Перемену, происшедшую в Андерсене, заметили все его копенгагенские знакомые, но каждый оценил ее на свой лад. Фру Вульф больше всего боялась, что вся эта веселость, стремление всюду побывать и все видеть, а потом рассказывать друзьям комические истории о виденном помешают главному: усидчивой подготовке к университетскому экзамену. Для нее Андерсен оставался — и так было до конца — недоучившимся школьником, которого надо на каждом шагу для его же пользы одергивать и поучать. То, что он прочел тьму-тьмущую книг и следил за статьями по философии и эстетике в журналах, ничуть не прибавляло ему веса в ее глазах. «Разве это имеет отношение к солидному, настоящему образованию? — думала она. — Конечно, нет. Романы, стихи и статьи всякий может читать». Другое дело, если он сумеет, наконец, безукоризненно изъясняться на латинском языке и рассуждать о тонкостях классической филологии. Без этого и стихи писать нечего соваться. Фру Вульф отражала очень распространенное тогда убеждение, что знание латинской грамматики — это основа всех основ.
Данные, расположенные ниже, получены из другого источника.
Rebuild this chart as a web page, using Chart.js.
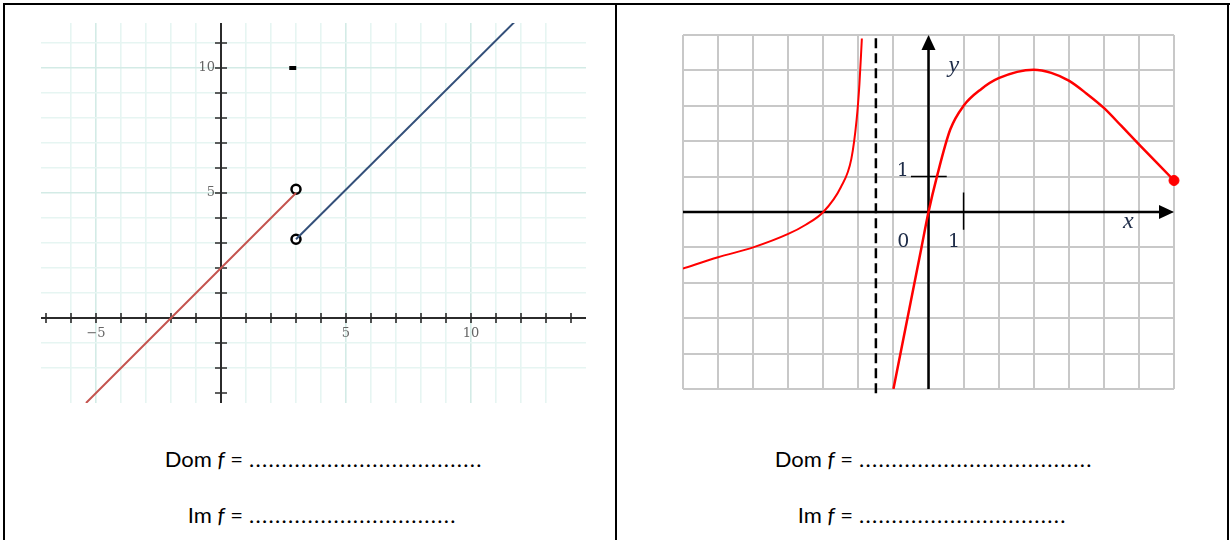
<!DOCTYPE html>
<html>
<head>
<meta charset="utf-8">
<script src="https://cdn.jsdelivr.net/npm/chart.js@4.4.0/dist/chart.umd.min.js"></script>
<style>
  body { margin: 0; width: 1232px; height: 540px; overflow: hidden; position: relative; background: #fff; font-family: Lato, "Open Sans", sans-serif; }
  .rule { position: absolute; background: #000; }
  .box { position: absolute; }
  .row { position: absolute; font-size: 22px; color: #000; white-space: nowrap; line-height: 26px; }
  .row .lab { display: inline-block; text-align: right; }
  .row .dots { letter-spacing: 1.3px; margin-left: 6px; }
</style>
</head>
<body>
<div class="rule" style="left:3px;top:3px;width:1227px;height:2px"></div>
<div class="rule" style="left:3px;top:3px;width:2px;height:537px"></div>
<div class="rule" style="left:615px;top:3px;width:2px;height:537px"></div>
<div class="rule" style="left:1227px;top:3px;width:2px;height:537px"></div>

<div class="box" style="left:41px;top:23px;width:545px;height:380px"><canvas id="leftChart"></canvas></div>
<div class="box" style="left:673px;top:25px;width:511px;height:374px"><canvas id="rightChart"></canvas></div>

<div class="row" style="left:0;top:446px"><span class="lab" style="width:243px">Dom <i>f</i> =</span><span class="dots">....................................</span></div>
<div class="row" style="left:0;top:502px"><span class="lab" style="width:243px">Im <i>f</i> =</span><span class="dots">................................</span></div>
<div class="row" style="left:610px;top:446px"><span class="lab" style="width:243px">Dom <i>f</i> =</span><span class="dots">....................................</span></div>
<div class="row" style="left:610px;top:502px"><span class="lab" style="width:243px">Im <i>f</i> =</span><span class="dots">................................</span></div>

<script>
// left graph: piecewise function
const redX = [-5.4, 3];
const redY = [-3.4, 5];
const blueX = [3, 11.75];
const blueY = [3.15, 11.85];
const openX = [3, 3];
const openY = [5.15, 3.15];
const dotX = [2.87];
const dotY = [10];
const leftTickLabelsX = [-5, 5, 10];
const leftTickLabelsY = [5, 10];

// right graph: curve with asymptote
const branch1X = [-7, -6, -5, -4, -3.5, -3, -2.5, -2.2, -2.05, -1.97, -1.9];
const branch1Y = [-1.6, -1.28, -1.0, -0.62, -0.36, 0, 0.7, 1.5, 2.6, 3.6, 4.9];
const branch2X = [-1, -0.6, -0.2, 0, 0.24, 0.62, 1, 1.5, 2, 3, 3.5, 4, 4.5, 5, 5.5, 6, 6.5, 7];
const branch2Y = [-5, -3, -1, 0, 1, 2.33, 3, 3.47, 3.78, 4.02, 3.93, 3.71, 3.35, 2.94, 2.43, 1.91, 1.4, 0.89];
const asymX = [-1.5, -1.5];
const asymY = [-5.12, 5];
const endX = [7];
const endY = [0.89];
const rightTickLabelsX = ["0", "1"];
const rightTickLabelsY = ["1"];

function pts(xs, ys) {
  return xs.map((x, i) => ({ x: x, y: ys[i] }));
}

const leftAxes = {
  id: "leftAxes",
  beforeDatasetsDraw(chart) {
    const { ctx, chartArea, scales: { x, y } } = chart;
    const x0 = x.getPixelForValue(0);
    const y0 = y.getPixelForValue(0);
    ctx.save();
    ctx.strokeStyle = "#2b2b2b";
    ctx.lineWidth = 2;
    ctx.beginPath();
    ctx.moveTo(chartArea.left, y0);
    ctx.lineTo(chartArea.right, y0);
    ctx.moveTo(x0, chartArea.top);
    ctx.lineTo(x0, chartArea.bottom);
    ctx.stroke();

    ctx.lineWidth = 1.6;
    ctx.beginPath();
    for (let v = Math.ceil(x.min); v <= x.max; v++) {
      if (v === 0) continue;
      const px = x.getPixelForValue(v);
      ctx.moveTo(px, y0 - 5);
      ctx.lineTo(px, y0 + 5);
    }
    for (let v = Math.ceil(y.min); v <= y.max; v++) {
      if (v === 0) continue;
      const py = y.getPixelForValue(v);
      ctx.moveTo(x0 - 6, py);
      ctx.lineTo(x0 + 6, py);
    }
    ctx.stroke();

    ctx.fillStyle = "#666";
    ctx.font = "13px 'DejaVu Serif', serif";
    ctx.textAlign = "center";
    ctx.textBaseline = "top";
    leftTickLabelsX.forEach(v => {
      ctx.fillText(v < 0 ? "\u2212" + Math.abs(v) : String(v), x.getPixelForValue(v), y0 + 9);
    });
    ctx.textAlign = "right";
    ctx.textBaseline = "middle";
    leftTickLabelsY.forEach(v => {
      ctx.fillText(String(v), x0 - 6, y.getPixelForValue(v));
    });
    ctx.restore();
  }
};

const rightAxes = {
  id: "rightAxes",
  beforeDatasetsDraw(chart) {
    const { ctx, scales: { x, y } } = chart;
    const x0 = x.getPixelForValue(0);
    const y0 = y.getPixelForValue(0);
    const xr = x.getPixelForValue(x.max);
    const xl = x.getPixelForValue(x.min);
    const yt = y.getPixelForValue(y.max);
    const yb = y.getPixelForValue(y.min);
    ctx.save();
    ctx.strokeStyle = "#000";
    ctx.fillStyle = "#000";
    ctx.lineWidth = 2.5;
    ctx.beginPath();
    ctx.moveTo(xl, y0);
    ctx.lineTo(xr - 10, y0);
    ctx.moveTo(x0, yb);
    ctx.lineTo(x0, yt + 10);
    ctx.stroke();

    ctx.beginPath();
    ctx.moveTo(xr, y0);
    ctx.lineTo(xr - 15, y0 - 7);
    ctx.lineTo(xr - 15, y0 + 7);
    ctx.closePath();
    ctx.fill();
    ctx.beginPath();
    ctx.moveTo(x0, yt);
    ctx.lineTo(x0 - 7, yt + 15);
    ctx.lineTo(x0 + 7, yt + 15);
    ctx.closePath();
    ctx.fill();

    // unit marks
    ctx.lineWidth = 1.5;
    const px1 = x.getPixelForValue(1);
    const py1 = y.getPixelForValue(1);
    ctx.beginPath();
    ctx.moveTo(px1, y.getPixelForValue(0.55));
    ctx.lineTo(px1, y.getPixelForValue(-0.5));
    ctx.moveTo(x.getPixelForValue(-0.5), py1);
    ctx.lineTo(x.getPixelForValue(0.52), py1);
    ctx.stroke();

    ctx.fillStyle = "#1d2b47";
    ctx.font = "19px 'DejaVu Serif', serif";
    ctx.textBaseline = "alphabetic";
    ctx.textAlign = "right";
    ctx.fillText(rightTickLabelsY[0], x.getPixelForValue(-0.56), py1 - 1);
    ctx.textAlign = "center";
    ctx.fillText(rightTickLabelsX[0], x.getPixelForValue(-0.72), y.getPixelForValue(-0.98));
    ctx.fillText(rightTickLabelsX[1], x.getPixelForValue(0.73), y.getPixelForValue(-0.98));
    ctx.font = "italic 24px 'Liberation Serif', serif";
    ctx.fillText("x", x.getPixelForValue(5.7), y.getPixelForValue(-0.45));
    ctx.fillText("y", x.getPixelForValue(0.72), y.getPixelForValue(3.95));
    ctx.restore();
  }
};

function leftGridColor(ctx) {
  const v = ctx.tick.value;
  if (Math.abs(v - Math.round(v)) > 1e-6) return "rgba(0,0,0,0)";
  return Math.round(v) % 5 === 0 ? "#d3ebe6" : "#e6f5f2";
}

new Chart(document.getElementById("leftChart"), {
  type: "scatter",
  data: {
    datasets: [
      { data: pts(redX, redY), showLine: true, borderColor: "#c4534e", borderWidth: 2, pointRadius: 0 },
      { data: pts(blueX, blueY), showLine: true, borderColor: "#34507a", borderWidth: 2, pointRadius: 0 },
      { data: pts(openX, openY), pointRadius: 4.5, pointBackgroundColor: "#fff", pointBorderColor: "#000", pointBorderWidth: 2.5, clip: false },
      { data: pts(dotX, dotY), pointStyle: "line", pointRadius: 3.5, pointBorderWidth: 4, pointBorderColor: "#000", clip: false }
    ]
  },
  options: {
    responsive: true,
    maintainAspectRatio: false,
    animation: false,
    layout: { padding: 0, autoPadding: false },
    plugins: { legend: { display: false }, tooltip: { enabled: false } },
    scales: {
      x: {
        type: "linear", min: -7.2, max: 14.6,
        ticks: { display: false, stepSize: 1 },
        border: { display: false },
        grid: { drawTicks: false, color: leftGridColor, lineWidth: 1.6 }
      },
      y: {
        type: "linear", min: -3.4, max: 11.8,
        ticks: { display: false, stepSize: 1 },
        border: { display: false },
        grid: { drawTicks: false, color: leftGridColor, lineWidth: 1.6 }
      }
    }
  },
  plugins: [leftAxes]
});

new Chart(document.getElementById("rightChart"), {
  type: "scatter",
  data: {
    datasets: [
      { data: pts(asymX, asymY), showLine: true, borderColor: "#000", borderWidth: 2.5, borderDash: [10, 5], pointRadius: 0, clip: false },
      { data: pts(branch1X, branch1Y), showLine: true, borderColor: "#ff0000", borderWidth: 2, pointRadius: 0, cubicInterpolationMode: "monotone" },
      { data: pts(branch2X, branch2Y), showLine: true, borderColor: "#ff0000", borderWidth: 2.5, pointRadius: 0, cubicInterpolationMode: "monotone" },
      { data: pts(endX, endY), pointRadius: 5, pointBackgroundColor: "#ff0000", pointBorderColor: "#ff0000", clip: false }
    ]
  },
  options: {
    responsive: true,
    maintainAspectRatio: false,
    animation: false,
    layout: { padding: 10, autoPadding: false },
    plugins: { legend: { display: false }, tooltip: { enabled: false } },
    scales: {
      x: {
        type: "linear", min: -7, max: 7,
        ticks: { display: false, stepSize: 1 },
        border: { display: false },
        grid: { drawTicks: false, color: "#c8c8c8", lineWidth: 2 }
      },
      y: {
        type: "linear", min: -5, max: 5,
        ticks: { display: false, stepSize: 1 },
        border: { display: false },
        grid: { drawTicks: false, color: "#c8c8c8", lineWidth: 2 }
      }
    }
  },
  plugins: [rightAxes]
});
</script>
</body>
</html>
Для Эдварда и Ингеборг Андерсен сделался куда более приемлемым, когда он перестал говорить о школьных делах и обнаружил блестящие способности к обмену остроумными репликами. Даже такая признанная мастерица этого дела, как Ингеборг, признавала его достойным собеседником. Эдвард благосклонно отмечал, что костюм и манеры Андерсена тоже заметно изменились к лучшему. Но серьезными знаниями и способностями бедняга отнюдь не блещет: в каких-нибудь пяти-шести страницах латинского сочинения он ухитряется сделать три-четыре ошибки! Эдварду это представлялось непростительным изъяном. Он снисходительно предложил Андерсену свою помощь в занятиях латынью, но в душе не очень-то верил в возможность успеха.
— У Андерсена превосходная память, но нет настоящей основательности, — говорил он отцу. — Правда, он много читает, но что в этом толку? Он, как пчела, высасывает только мед из книг, вместо того чтоб систематически, детально исследовать какой-нибудь вопрос.
Старый Коллин озабоченно покачивал головой: он тоже очень ценил в людях методичность и основательность, а кроме того, его беспокоила практическая сторона вопроса — успеет ли Андерсен подготовиться в университет до того, как кончится королевская стипендия? Конечно, тревожило это и самого Андерсена, но он утешал себя мыслью, что впереди целых полтора года. Пока еще можно позволить себе тратить часть времени на визиты, на театр, на знакомство с последними новостями литературной жизни Копенгагена.
А здесь за время его отсутствия и сразу же после его приезда произошло немало интересного.
В 1825 году в Копенгаген вернулся Иохан Людвиг Гейберг, девять лет назад обративший на себя внимание литературного мира своими остроумными нападками на Ингемана и Грунтвига. Спор Баггесена и Эленшлегера был теперь позади, но Гейберг считал, что его можно возобновить на новой основе. Смешно, конечно, сейчас призывать к соблюдению правил классицизма, как это делал Баггесен! Зато его сатирические выпады против теории «наивного гения» и защита прав рассудка были Гейбергу очень по душе. Но обосновать их он хотел при помощи тогдашней новинки — философии Гегеля, отрицательно относившегося к немецким романтикам. Кроме того, Гейберг надеялся произвести переворот в датском театре. К этому времени подросло новое поколение зрителей, которому величественное здание трагедии, населенное героями древности, стало казаться несколько обветшалым. А немецкие «раздирательные» мелодрамы давно приелись всем! И Гейберг собирался ввести на датскую сцену новый жанр — водевиль.